WHAT IS EXPECTED
Return the whole listing, line for line, without the pictures in it.

DATA SECTION
....
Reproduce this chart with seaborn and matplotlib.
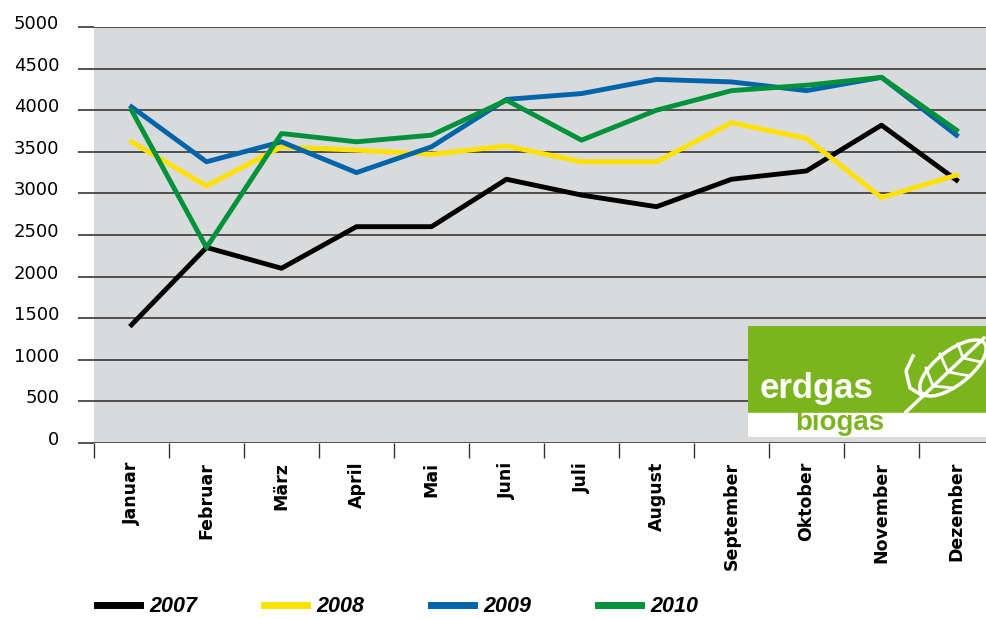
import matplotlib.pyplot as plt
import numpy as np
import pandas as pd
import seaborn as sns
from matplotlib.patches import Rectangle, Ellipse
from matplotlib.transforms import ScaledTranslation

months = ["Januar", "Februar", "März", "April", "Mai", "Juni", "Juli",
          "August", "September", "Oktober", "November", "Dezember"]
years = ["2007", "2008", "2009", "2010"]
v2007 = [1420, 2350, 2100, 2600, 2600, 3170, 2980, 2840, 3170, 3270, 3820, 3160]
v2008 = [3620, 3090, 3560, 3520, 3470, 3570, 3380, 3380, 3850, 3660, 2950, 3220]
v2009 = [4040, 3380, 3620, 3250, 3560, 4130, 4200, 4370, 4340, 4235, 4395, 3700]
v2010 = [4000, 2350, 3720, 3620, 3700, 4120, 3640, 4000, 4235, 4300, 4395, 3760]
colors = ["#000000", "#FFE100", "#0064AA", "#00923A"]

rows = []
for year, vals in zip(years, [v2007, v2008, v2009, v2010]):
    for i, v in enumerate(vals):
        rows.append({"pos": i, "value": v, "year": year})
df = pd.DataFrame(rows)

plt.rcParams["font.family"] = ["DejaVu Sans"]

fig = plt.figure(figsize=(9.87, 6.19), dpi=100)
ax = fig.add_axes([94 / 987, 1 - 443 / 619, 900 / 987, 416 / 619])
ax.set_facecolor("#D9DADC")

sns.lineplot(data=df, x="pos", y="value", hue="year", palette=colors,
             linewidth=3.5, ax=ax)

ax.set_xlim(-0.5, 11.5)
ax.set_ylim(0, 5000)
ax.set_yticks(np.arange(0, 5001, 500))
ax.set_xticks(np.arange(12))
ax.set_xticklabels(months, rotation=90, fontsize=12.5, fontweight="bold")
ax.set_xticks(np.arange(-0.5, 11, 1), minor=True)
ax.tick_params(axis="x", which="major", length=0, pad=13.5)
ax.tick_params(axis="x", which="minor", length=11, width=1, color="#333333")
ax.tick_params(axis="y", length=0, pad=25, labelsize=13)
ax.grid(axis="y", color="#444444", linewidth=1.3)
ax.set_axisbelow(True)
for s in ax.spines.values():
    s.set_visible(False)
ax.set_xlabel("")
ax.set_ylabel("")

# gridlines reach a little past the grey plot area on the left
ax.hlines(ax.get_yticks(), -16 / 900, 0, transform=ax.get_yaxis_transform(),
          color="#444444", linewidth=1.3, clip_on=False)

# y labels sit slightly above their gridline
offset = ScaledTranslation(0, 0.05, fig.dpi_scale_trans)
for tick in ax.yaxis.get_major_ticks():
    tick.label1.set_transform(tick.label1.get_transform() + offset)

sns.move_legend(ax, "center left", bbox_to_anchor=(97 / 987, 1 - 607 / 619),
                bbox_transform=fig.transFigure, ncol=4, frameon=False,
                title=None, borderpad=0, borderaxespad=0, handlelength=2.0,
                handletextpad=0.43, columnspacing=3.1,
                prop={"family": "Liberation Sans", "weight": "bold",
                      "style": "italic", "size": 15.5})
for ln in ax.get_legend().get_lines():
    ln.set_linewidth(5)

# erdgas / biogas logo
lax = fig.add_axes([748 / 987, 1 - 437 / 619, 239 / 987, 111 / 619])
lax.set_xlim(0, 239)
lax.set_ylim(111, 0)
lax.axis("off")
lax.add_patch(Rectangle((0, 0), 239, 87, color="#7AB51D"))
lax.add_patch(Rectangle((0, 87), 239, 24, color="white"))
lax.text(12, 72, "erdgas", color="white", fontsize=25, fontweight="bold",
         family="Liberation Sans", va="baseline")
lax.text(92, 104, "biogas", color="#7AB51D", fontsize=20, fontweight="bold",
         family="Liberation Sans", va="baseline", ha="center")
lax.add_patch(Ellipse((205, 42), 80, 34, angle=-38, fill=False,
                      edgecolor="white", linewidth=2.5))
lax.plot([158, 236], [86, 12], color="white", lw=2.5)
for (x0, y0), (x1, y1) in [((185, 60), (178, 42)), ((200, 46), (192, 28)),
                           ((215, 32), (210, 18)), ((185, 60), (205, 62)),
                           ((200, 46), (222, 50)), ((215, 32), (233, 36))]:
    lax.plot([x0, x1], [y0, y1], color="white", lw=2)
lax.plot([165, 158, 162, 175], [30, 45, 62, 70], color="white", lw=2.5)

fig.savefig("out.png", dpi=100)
....
CORRECT RESULT
Reproduce this chart with seaborn and matplotlib.
import matplotlib.pyplot as plt
import numpy as np
import pandas as pd
import seaborn as sns
from matplotlib.patches import Rectangle, Ellipse
from matplotlib.transforms import ScaledTranslation

months = ["Januar", "Februar", "März", "April", "Mai", "Juni", "Juli",
          "August", "September", "Oktober", "November", "Dezember"]
years = ["2007", "2008", "2009", "2010"]
v2007 = [1420, 2350, 2100, 2600, 2600, 3170, 2980, 2840, 3170, 3270, 3820, 3160]
v2008 = [3620, 3090, 3560, 3520, 3470, 3570, 3380, 3380, 3850, 3660, 2950, 3220]
v2009 = [4040, 3380, 3620, 3250, 3560, 4130, 4200, 4370, 4340, 4235, 4395, 3700]
v2010 = [4000, 2350, 3720, 3620, 3700, 4120, 3640, 4000, 4235, 4300, 4395, 3760]
colors = ["#000000", "#FFE100", "#0064AA", "#00923A"]

rows = []
for year, vals in zip(years, [v2007, v2008, v2009, v2010]):
    for i, v in enumerate(vals):
        rows.append({"pos": i, "value": v, "year": year})
df = pd.DataFrame(rows)

plt.rcParams["font.family"] = ["DejaVu Sans"]

fig = plt.figure(figsize=(9.87, 6.19), dpi=100)
ax = fig.add_axes([94 / 987, 1 - 443 / 619, 900 / 987, 416 / 619])
ax.set_facecolor("#D9DADC")

sns.lineplot(data=df, x="pos", y="value", hue="year", palette=colors,
             linewidth=3.5, ax=ax)

ax.set_xlim(-0.5, 11.5)
ax.set_ylim(0, 5000)
ax.set_yticks(np.arange(0, 5001, 500))
ax.set_xticks(np.arange(12))
ax.set_xticklabels(months, rotation=90, fontsize=12.5, fontweight="bold")
ax.set_xticks(np.arange(-0.5, 11, 1), minor=True)
ax.tick_params(axis="x", which="major", length=0, pad=13.5)
ax.tick_params(axis="x", which="minor", length=11, width=1, color="#333333")
ax.tick_params(axis="y", length=0, pad=25, labelsize=13)
ax.grid(axis="y", color="#444444", linewidth=1.3)
ax.set_axisbelow(True)
for s in ax.spines.values():
    s.set_visible(False)
ax.set_xlabel("")
ax.set_ylabel("")

# gridlines reach a little past the grey plot area on the left
ax.hlines(ax.get_yticks(), -16 / 900, 0, transform=ax.get_yaxis_transform(),
          color="#444444", linewidth=1.3, clip_on=False)

# y labels sit slightly above their gridline
offset = ScaledTranslation(0, 0.05, fig.dpi_scale_trans)
for tick in ax.yaxis.get_major_ticks():
    tick.label1.set_transform(tick.label1.get_transform() + offset)

sns.move_legend(ax, "center left", bbox_to_anchor=(97 / 987, 1 - 607 / 619),
                bbox_transform=fig.transFigure, ncol=4, frameon=False,
                title=None, borderpad=0, borderaxespad=0, handlelength=2.0,
                handletextpad=0.43, columnspacing=3.1,
                prop={"family": "Liberation Sans", "weight": "bold",
                      "style": "italic", "size": 15.5})
for ln in ax.get_legend().get_lines():
    ln.set_linewidth(5)

# erdgas / biogas logo
lax = fig.add_axes([748 / 987, 1 - 437 / 619, 239 / 987, 111 / 619])
lax.set_xlim(0, 239)
lax.set_ylim(111, 0)
lax.axis("off")
lax.add_patch(Rectangle((0, 0), 239, 87, color="#7AB51D"))
lax.add_patch(Rectangle((0, 87), 239, 24, color="white"))
lax.text(12, 72, "erdgas", color="white", fontsize=25, fontweight="bold",
         family="Liberation Sans", va="baseline")
lax.text(92, 104, "biogas", color="#7AB51D", fontsize=20, fontweight="bold",
         family="Liberation Sans", va="baseline", ha="center")
lax.add_patch(Ellipse((205, 42), 80, 34, angle=-38, fill=False,
                      edgecolor="white", linewidth=2.5))
lax.plot([158, 236], [86, 12], color="white", lw=2.5)
for (x0, y0), (x1, y1) in [((185, 60), (178, 42)), ((200, 46), (192, 28)),
                           ((215, 32), (210, 18)), ((185, 60), (205, 62)),
                           ((200, 46), (222, 50)), ((215, 32), (233, 36))]:
    lax.plot([x0, x1], [y0, y1], color="white", lw=2)
lax.plot([165, 158, 162, 175], [30, 45, 62, 70], color="white", lw=2.5)

fig.savefig("out.png", dpi=100)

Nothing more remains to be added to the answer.